Krytykuje on, że faktyczne zdolności uczniów szkół podstawowych niewiele mają wspólnego z ich dalszą "karierą" szkolną. Niekorzystne jest też to, że zwrotnice , do jakich szkół iść dalej ustawiane są w niemieckich szkołach już w 4. klasie, i trudno jest potem zejść z obranej raz drogi.
Hamburski pedagog postuluje z tego względu radykalne otwarcie i udrożnienie niemieckiego systemu szkolnego i zmianę sposobu myślenia. Rzadko kiedy bowiem współodpowiedzialnych za szkolną mizerię szuka się wśród nauczycieli i szkolnych struktur. Ogólnie powiedziawszy: wciąż jeszcze dominuje wyobrażenie, że to dzieci muszą dostosować się do wymogów szkoły a nie że to szkoły powinny reagować na warunki życia i problemy uczniów. Senator do spraw edukacji Bremy, który to land najgorzej wypadł w tym teście - Willi Lemke z SPD, stwierdził, że wyniki jego landu są "kompletnie deprymujące". Ma on zamiar wysłać do szkół grupę niezależnych ekspertów, którzy opracować mają zalecenia, jak sytuację można by poprawić.

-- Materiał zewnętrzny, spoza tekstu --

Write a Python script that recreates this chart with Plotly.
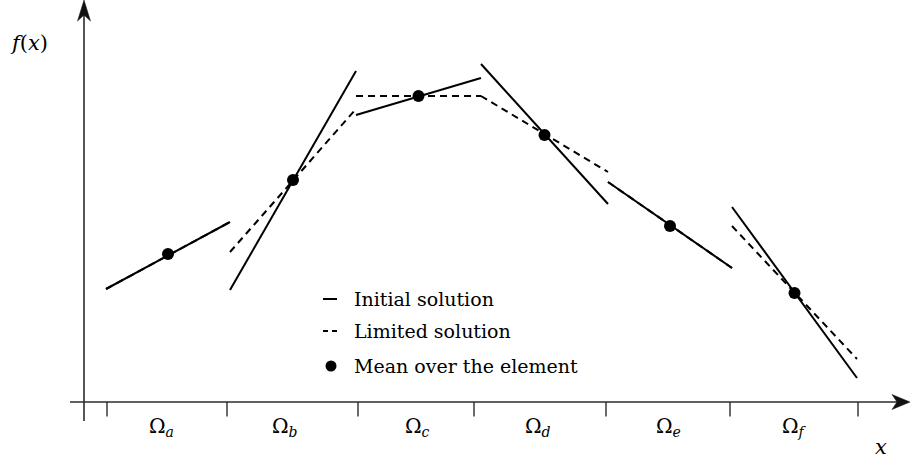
import plotly.graph_objects as go

# Elements and their edges along x
elements = ["a", "b", "c", "d", "e", "f"]
edges = [0.22, 1.46, 2.72, 3.97, 5.24, 6.48, 7.73]
ticks = [0.23, 1.43, 2.74, 3.90, 5.22, 6.46, 7.74]

# Linear solution in each element: value at left / right edge
initial_left = [1.13, 1.12, 2.87, 3.38, 2.20, 1.95]
initial_right = [1.80, 3.31, 3.24, 1.98, 1.34, 0.24]
limited_left = [1.13, 1.50, 3.06, 3.06, 2.20, 1.76]
limited_right = [1.80, 2.93, 3.06, 2.30, 1.34, 0.43]
means = [1.48, 2.22, 3.06, 2.67, 1.76, 1.09]

legend_labels = ["Initial solution", "Limited solution", "Mean over the element"]

INK = "black"
AXIS = "#2b2b2b"
FONT = "DejaVu Serif"


def segments(left, right):
    xs, ys = [], []
    for i in range(len(left)):
        xs += [edges[i], edges[i + 1], None]
        ys += [left[i], right[i], None]
    return xs, ys


fig = go.Figure()

# axes with arrow heads
fig.add_trace(go.Scatter(x=[0, 0, None, -0.14, 8.15], y=[-0.19, 3.9, None, 0, 0],
                         mode="lines", line=dict(color=AXIS, width=1.6),
                         hoverinfo="skip", showlegend=False))
fig.add_trace(go.Scatter(x=[0, -0.065, 0, 0.065, 0], y=[4.02, 3.81, 3.87, 3.81, 4.02],
                         mode="lines", fill="toself", fillcolor="#111",
                         line=dict(color="#111", width=0.5),
                         hoverinfo="skip", showlegend=False))
fig.add_trace(go.Scatter(x=[8.26, 8.08, 8.13, 8.08, 8.26], y=[0, 0.075, 0, -0.075, 0],
                         mode="lines", fill="toself", fillcolor="#111",
                         line=dict(color="#111", width=0.5),
                         hoverinfo="skip", showlegend=False))

# element boundary ticks
tx, ty = [], []
for t in ticks:
    tx += [t, t, None]
    ty += [0, -0.145, None]
fig.add_trace(go.Scatter(x=tx, y=ty, mode="lines", line=dict(color=AXIS, width=1.4),
                         hoverinfo="skip", showlegend=False))

# limited (dashed) under initial (solid)
lx, ly = segments(limited_left, limited_right)
fig.add_trace(go.Scatter(x=lx, y=ly, mode="lines",
                         line=dict(color=INK, width=2, dash="7px,5px"),
                         showlegend=False))
ix, iy = segments(initial_left, initial_right)
fig.add_trace(go.Scatter(x=ix, y=iy, mode="lines",
                         line=dict(color=INK, width=2), showlegend=False))

centers = [(edges[i] + edges[i + 1]) / 2 for i in range(len(elements))]
fig.add_trace(go.Scatter(x=centers, y=means, mode="markers",
                         marker=dict(color=INK, size=12), showlegend=False))

# hand-placed key
key_x0, key_x1, key_text_x = 2.39, 2.53, 2.68
key_y = [1.03, 0.71, 0.36]
fig.add_trace(go.Scatter(x=[key_x0, key_x1], y=[key_y[0]] * 2, mode="lines",
                         line=dict(color=INK, width=2), showlegend=False))
fig.add_trace(go.Scatter(x=[key_x0, key_x1], y=[key_y[1]] * 2, mode="lines",
                         line=dict(color=INK, width=2, dash="5px,4px"), showlegend=False))
fig.add_trace(go.Scatter(x=[key_x0 + 0.08], y=[key_y[2]], mode="markers",
                         marker=dict(color=INK, size=11), showlegend=False))

annotations = []
for lab, yv in zip(legend_labels, key_y):
    annotations.append(dict(x=key_text_x, y=yv, text=lab, showarrow=False,
                            xanchor="left", yanchor="middle",
                            font=dict(family=FONT, size=19, color=INK)))

label_x = [0.77, 2.01, 3.33, 4.54, 5.84, 7.10]
for name, xv in zip(elements, label_x):
    annotations.append(dict(x=xv, y=-0.25, text=f"Ω<sub><i>{name}</i></sub>",
                            showarrow=False, xanchor="center", yanchor="middle",
                            font=dict(family=FONT, size=20, color=INK)))

annotations.append(dict(x=-0.55, y=3.59, text="<i>f</i>(<i>x</i>)", showarrow=False,
                        xanchor="center", yanchor="middle",
                        font=dict(family=FONT, size=21, color=INK)))
annotations.append(dict(x=7.97, y=-0.45, text="<i>x</i>", showarrow=False,
                        xanchor="center", yanchor="middle",
                        font=dict(family=FONT, size=21, color=INK)))

fig.update_layout(
    width=911, height=458,
    margin=dict(l=0, r=0, t=0, b=0),
    paper_bgcolor="white", plot_bgcolor="white",
    xaxis=dict(visible=False, range=[-0.84, 8.27], fixedrange=True),
    yaxis=dict(visible=False, range=[-0.56, 4.02], fixedrange=True),
    annotations=annotations,
)

fig.write_html("out.html")
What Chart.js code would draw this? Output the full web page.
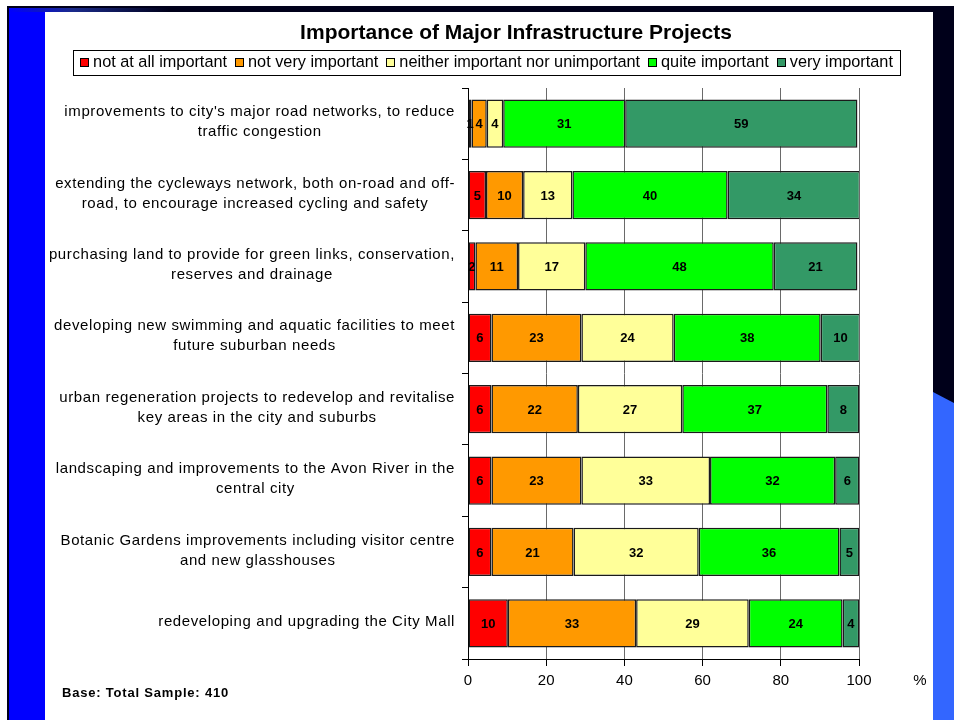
<!DOCTYPE html>
<html>
<head>
<meta charset="utf-8">
<title>Importance of Major Infrastructure Projects</title>
<script src="https://cdn.jsdelivr.net/npm/chart.js@4.4.1/dist/chart.umd.min.js"></script>
<style>
  html, body { margin: 0; padding: 0; background: #fff; }
  #stage { position: relative; width: 954px; height: 720px; overflow: hidden; }
  .frame { position: absolute; left: 7px; top: 6px; right: 0; bottom: 0; background: #00001a; }
  .side { position: absolute; left: 9px; top: 8px; width: 36px; bottom: 0; background: #0000ff; }
  .streak { position: absolute; left: 9px; top: 8px; width: 160px; height: 4px;
            background: linear-gradient(to right, #0000ff, #1a2a8a 40%, #00001a); }
  .corner { position: absolute; left: 933px; top: 392px; width: 21px; bottom: 0; background: #3366ff;
            clip-path: polygon(0 0, 100% 11px, 100% 100%, 0 100%); }
  .sheet { position: absolute; left: 45px; top: 12px; width: 888px; height: 708px; background: #fff; }
</style>
</head>
<body>
<div id="stage">
  <div class="frame"></div>
  <div class="side"></div>
  <div class="streak"></div>
  <div class="corner"></div>
  <div class="sheet"><canvas id="chart" width="888" height="708"></canvas></div>
</div>
<script>
'use strict';

var chartTitle = 'Importance of Major Infrastructure Projects';
var baseNote = 'Base: Total Sample: 410';

var categories = [
	['improvements to city\'s major road networks, to reduce', 'traffic congestion'],
	['extending the cycleways network, both on-road and off-', 'road, to encourage increased cycling and safety'],
	['purchasing land to provide for green links, conservation,', 'reserves and drainage'],
	['developing new swimming and aquatic facilities to meet', 'future suburban needs'],
	['urban regeneration projects to redevelop and revitalise', 'key areas in the city and suburbs'],
	['landscaping and improvements to the Avon River in the', 'central city'],
	['Botanic Gardens improvements including visitor centre', 'and new glasshouses'],
	['redeveloping and upgrading the City Mall']
];

var seriesNames = ['not at all important', 'not very important', 'neither important nor unimportant', 'quite important', 'very important'];
var seriesColours = ['#ff0000', '#ff9900', '#ffff99', '#00ff00', '#339966'];

// percentages per project, in category order
var notAtAll = [0.9, 4.6, 1.9, 6.0, 6.0, 6.0, 6.0, 10.2];
var notVery  = [3.9, 9.5, 10.9, 23.0, 22.1, 23.0, 21.0, 32.8];
var neither  = [4.2, 12.6, 17.2, 23.6, 26.7, 32.9, 32.0, 28.8];
var quite    = [31.2, 39.7, 48.2, 37.6, 37.1, 32.0, 36.0, 24.0];
var very     = [59.4, 33.9, 21.4, 10.1, 8.2, 6.2, 5.1, 4.3];

var xTicks = [0, 20, 40, 60, 80, 100];

var FONT = '"Liberation Sans", Arial, sans-serif';

var series = [notAtAll, notVery, neither, quite, very];

var annotate = {
	id: 'annotate',
	afterDraw: function (chart) {
		var ctx = chart.ctx;
		var yScale = chart.scales.y;
		var area = chart.chartArea;

		ctx.save();
		ctx.fillStyle = '#000';
		ctx.textBaseline = 'middle';

		// title
		ctx.font = 'bold 21px ' + FONT;
		ctx.textAlign = 'center';
		ctx.fillText(chartTitle, 471, 21);

		// legend in a box
		ctx.font = '16.3px ' + FONT;
		ctx.textAlign = 'left';
		var box = 9, gapText = 4, gapItem = 8, pad = 7;
		var total = 0;
		seriesNames.forEach(function (name, i) {
			total += box + gapText + ctx.measureText(name).width + (i ? gapItem : 0);
		});
		var left = 441.5 - total / 2;
		ctx.strokeStyle = '#000';
		ctx.lineWidth = 1;
		ctx.strokeRect(Math.round(left - pad) + 0.5, 38.5, Math.round(total + 2 * pad), 25);
		var x = left;
		seriesNames.forEach(function (name, i) {
			ctx.fillStyle = seriesColours[i];
			ctx.fillRect(Math.round(x), 46, box, box);
			ctx.strokeStyle = '#000';
			ctx.strokeRect(Math.round(x) + 0.5, 46.5, box - 1, box - 1);
			ctx.fillStyle = '#000';
			ctx.fillText(name, x + box + gapText, 51);
			x += box + gapText + ctx.measureText(name).width + gapItem;
		});

		// category labels: lines centred on each other, block against the axis
		ctx.font = '15px ' + FONT;
		ctx.letterSpacing = '0.6px';
		ctx.textAlign = 'center';
		categories.forEach(function (lines, i) {
			var cy = yScale.getPixelForValue(i) - 1.5;
			var w = 0;
			lines.forEach(function (l) { w = Math.max(w, ctx.measureText(l).width); });
			var cx = area.left - 13 - w / 2;
			lines.forEach(function (l, k) {
				ctx.fillText(l, cx, cy + (k - (lines.length - 1) / 2) * 20);
			});
		});
		ctx.letterSpacing = '0px';

		// value labels inside the segments
		ctx.font = 'bold 13px ' + FONT;
		chart.data.datasets.forEach(function (ds, d) {
			chart.getDatasetMeta(d).data.forEach(function (bar, i) {
				ctx.fillText(String(Math.round(ds.data[i])), (bar.x + bar.base) / 2, bar.y + 1);
			});
		});

		// unit and base note
		ctx.font = '15px ' + FONT;
		ctx.fillText('%', 875, 669);
		ctx.font = 'bold 13px ' + FONT;
		ctx.letterSpacing = '0.8px';
		ctx.textAlign = 'left';
		ctx.fillText(baseNote, 17, 681);
		ctx.letterSpacing = '0px';

		ctx.restore();
	}
};

var chart = new Chart(document.getElementById('chart'), {
	type: 'bar',
	data: {
		labels: categories,
		datasets: series.map(function (values, i) {
			return {
				label: seriesNames[i],
				data: values,
				backgroundColor: seriesColours[i],
				borderColor: '#1a1a1a',
				borderWidth: 1.5,
				borderSkipped: false,
				barPercentage: 0.677,
				categoryPercentage: 1
			};
		})
	},
	options: {
		indexAxis: 'y',
		responsive: false,
		animation: false,
		devicePixelRatio: 1,
		layout: { padding: { top: 76, right: 74, left: 0, bottom: 0 } },
		plugins: {
			legend: { display: false },
			title: { display: false },
			tooltip: { enabled: false }
		},
		scales: {
			x: {
				stacked: true,
				min: 0,
				max: 100,
				afterBuildTicks: function (scale) {
					scale.ticks = xTicks.map(function (v) { return { value: v }; });
				},
				afterFit: function (scale) { scale.height = 61; },
				grid: {
					color: function (c) { return c.tick && c.tick.value === 0 ? 'rgba(0,0,0,0)' : '#6a6a6a'; },
					tickColor: '#000',
					tickLength: 7
				},
				border: { display: true, color: '#000', width: 1 },
				ticks: {
					color: '#000',
					padding: 6,
					maxRotation: 0,
					font: { family: FONT, size: 15 }
				}
			},
			y: {
				stacked: true,
				afterFit: function (scale) { scale.width = 423; },
				grid: {
					offset: true,
					drawOnChartArea: false,
					color: '#000',
					tickLength: 6
				},
				border: { display: true, color: '#000', width: 1 },
				ticks: { display: false }
			}
		}
	},
	plugins: [annotate]
});
</script>
</body>
</html>
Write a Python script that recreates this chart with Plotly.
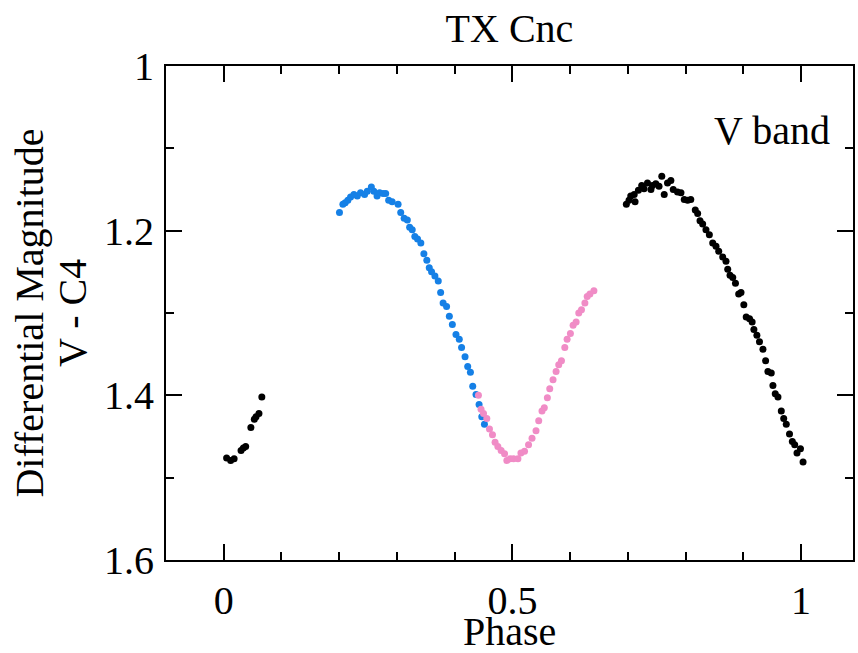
import plotly.graph_objects as go

# ---- data ----
black1_phase = [0.005, 0.012, 0.018, 0.030, 0.034, 0.038, 0.047, 0.053, 0.056, 0.061, 0.066]
black1_mag = [1.476, 1.479, 1.477, 1.467, 1.464, 1.462, 1.439, 1.429, 1.426, 1.422, 1.402]

blue_phase = [0.2005, 0.2064, 0.2104, 0.215, 0.2197, 0.2255, 0.2313, 0.237, 0.244, 0.2487,
              0.2557, 0.260, 0.2656, 0.270, 0.276, 0.2805, 0.2857, 0.2917, 0.302, 0.3066,
              0.3125, 0.318, 0.322, 0.3265, 0.331, 0.3357, 0.3414, 0.3467, 0.3518, 0.356,
              0.360, 0.3658, 0.3716, 0.3757, 0.380, 0.386, 0.3908, 0.396, 0.4023, 0.408,
              0.412, 0.418, 0.4226, 0.4273, 0.4313, 0.437, 0.4423, 0.447, 0.4516]
blue_mag = [1.178, 1.168, 1.166, 1.163, 1.159, 1.156, 1.158, 1.154, 1.156, 1.152,
            1.147, 1.152, 1.158, 1.154, 1.155, 1.155, 1.163, 1.165, 1.168, 1.178,
            1.185, 1.187, 1.196, 1.199, 1.207, 1.210, 1.215, 1.228, 1.236, 1.245,
            1.250, 1.255, 1.261, 1.275, 1.288, 1.292, 1.304, 1.314, 1.326, 1.332,
            1.342, 1.353, 1.365, 1.372, 1.389, 1.399, 1.411, 1.426, 1.435]

pink_phase = [0.4412, 0.4457, 0.450, 0.4557, 0.4603, 0.4655, 0.470, 0.4748, 0.4805, 0.4864,
              0.4904, 0.4962, 0.502, 0.5096, 0.5148, 0.521, 0.528, 0.534, 0.5409, 0.5456,
              0.5513, 0.5553, 0.5606, 0.5647, 0.5704, 0.5757, 0.5803, 0.585, 0.5908, 0.5948,
              0.6005, 0.6052, 0.6104, 0.615, 0.6197, 0.6256, 0.6296, 0.6343, 0.6412]
pink_mag = [1.400, 1.417, 1.422, 1.428, 1.441, 1.448, 1.457, 1.462, 1.467, 1.471,
            1.479, 1.477, 1.477, 1.477, 1.470, 1.468, 1.460, 1.452, 1.443, 1.431,
            1.419, 1.415, 1.403, 1.392, 1.381, 1.371, 1.363, 1.358, 1.342, 1.332,
            1.325, 1.315, 1.311, 1.300, 1.296, 1.288, 1.280, 1.277, 1.273]

black2_phase = [0.6974, 0.702, 0.705, 0.7125, 0.711, 0.7183, 0.724, 0.728, 0.734, 0.740,
                0.7426, 0.7484, 0.754, 0.7588, 0.763, 0.7687, 0.7745, 0.7786, 0.786, 0.792,
                0.7977, 0.8035, 0.809, 0.8168, 0.8209, 0.825, 0.8296, 0.8353, 0.8412, 0.847,
                0.8527, 0.8574, 0.8643, 0.870, 0.873, 0.877, 0.8817, 0.8864, 0.892, 0.896,
                0.9009, 0.905, 0.9108, 0.9153, 0.9183, 0.9235, 0.928, 0.934, 0.9386, 0.9426,
                0.9484, 0.9513, 0.9553, 0.960, 0.9658, 0.970, 0.9744, 0.980, 0.9849, 0.989,
                0.993, 0.999, 1.0035]
black2_mag = [1.168, 1.163, 1.158, 1.165, 1.156, 1.151, 1.145, 1.149, 1.142, 1.150,
              1.145, 1.143, 1.146, 1.134, 1.156, 1.142, 1.139, 1.150, 1.153, 1.154,
              1.162, 1.163, 1.162, 1.175, 1.179, 1.188, 1.192, 1.199, 1.205, 1.215,
              1.219, 1.225, 1.232, 1.237, 1.247, 1.254, 1.257, 1.264, 1.277, 1.275,
              1.290, 1.305, 1.307, 1.311, 1.320, 1.327, 1.335, 1.344, 1.358, 1.371,
              1.373, 1.388, 1.398, 1.402, 1.419, 1.428, 1.435, 1.447, 1.456, 1.460,
              1.470, 1.465, 1.481]

x_tickvals = [0, 0.5, 1]
x_ticktext = ["0", "0.5", "1"]
y_tickvals = [1.0, 1.2, 1.4, 1.6]
y_ticktext = ["1", "1.2", "1.4", "1.6"]

FONT = "Liberation Serif, Times New Roman, serif"
BLUE = "#1580e6"
PINK = "#f08cc6"
FS = 40
txt_font = dict(family=FONT, size=FS, color="black")

fig = go.Figure()
marker_size = 7
fig.add_trace(go.Scatter(x=blue_phase, y=blue_mag, mode="markers",
                         marker=dict(color=BLUE, size=marker_size), showlegend=False))
fig.add_trace(go.Scatter(x=pink_phase, y=pink_mag, mode="markers",
                         marker=dict(color=PINK, size=marker_size), showlegend=False))
fig.add_trace(go.Scatter(x=black1_phase, y=black1_mag, mode="markers",
                         marker=dict(color="black", size=marker_size), showlegend=False))
fig.add_trace(go.Scatter(x=black2_phase, y=black2_mag, mode="markers",
                         marker=dict(color="black", size=marker_size), showlegend=False))

axis_common = dict(
    showgrid=False, zeroline=False, showline=True, linecolor="black", linewidth=2,
    mirror="ticks", ticks="inside", ticklen=16, tickwidth=2, tickcolor="black",
    automargin=False, tickfont=txt_font,
)

fig.update_xaxes(
    range=[-0.1, 1.09], tickmode="array", tickvals=x_tickvals, ticktext=x_ticktext,
    minor=dict(dtick=0.1, tick0=0, ticks="inside", ticklen=8, tickwidth=2, tickcolor="black"),
    ticklabelstandoff=4,
    **axis_common,
)
fig.update_yaxes(
    range=[1.6, 1.0], tickmode="array", tickvals=y_tickvals, ticktext=y_ticktext,
    minor=dict(dtick=0.1, tick0=1.0, ticks="inside", ticklen=8, tickwidth=2, tickcolor="black"),
    ticklabelstandoff=2,
    **axis_common,
)

fig.add_annotation(text="Phase", xref="paper", yref="paper", x=0.5, y=-0.145,
                   xanchor="center", yanchor="middle", showarrow=False, font=txt_font)
fig.add_annotation(text="Differential Magnitude", xref="paper", yref="paper",
                   x=-0.200, y=0.5, xanchor="center", yanchor="middle",
                   textangle=-90, showarrow=False, font=txt_font)
fig.add_annotation(text="V - C4", xref="paper", yref="paper",
                   x=-0.1368, y=0.5, xanchor="center", yanchor="middle",
                   textangle=-90, showarrow=False, font=txt_font)
fig.add_annotation(text="V band", xref="paper", yref="paper", x=0.969, y=0.87,
                   xanchor="right", yanchor="middle", showarrow=False, font=txt_font)

fig.update_layout(
    width=858, height=653,
    margin=dict(l=166, r=5, t=66, b=93),
    paper_bgcolor="white", plot_bgcolor="white",
    title=dict(text="TX Cnc", x=0.5, xref="paper", y=0.957, yanchor="middle",
               font=txt_font),
)

post = (
    "document.body.style.margin='0';"
    "if (document.fonts && document.fonts.ready) {"
    "  document.fonts.ready.then(function(){ Plotly.redraw('{plot_id}'); });"
    "}"
)
fig.write_html("out.html", config={"displayModeBar": False}, post_script=post)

Natomiast krajowa minister edukacji Nadrenii Północnej -Westfalii Ute Schaefer chciałaby przy pomocy dodatkowych kursów niemieckiego poprawić szanse dzieci z rodzin cudzoziemskich.
Berlińska minister edukacji Edelgard Bulmahn wezwała natomiast wszystkie kraje związkowe do jak najszybszego wdrożenia modelu szkół całodziennych i radykalnych reform.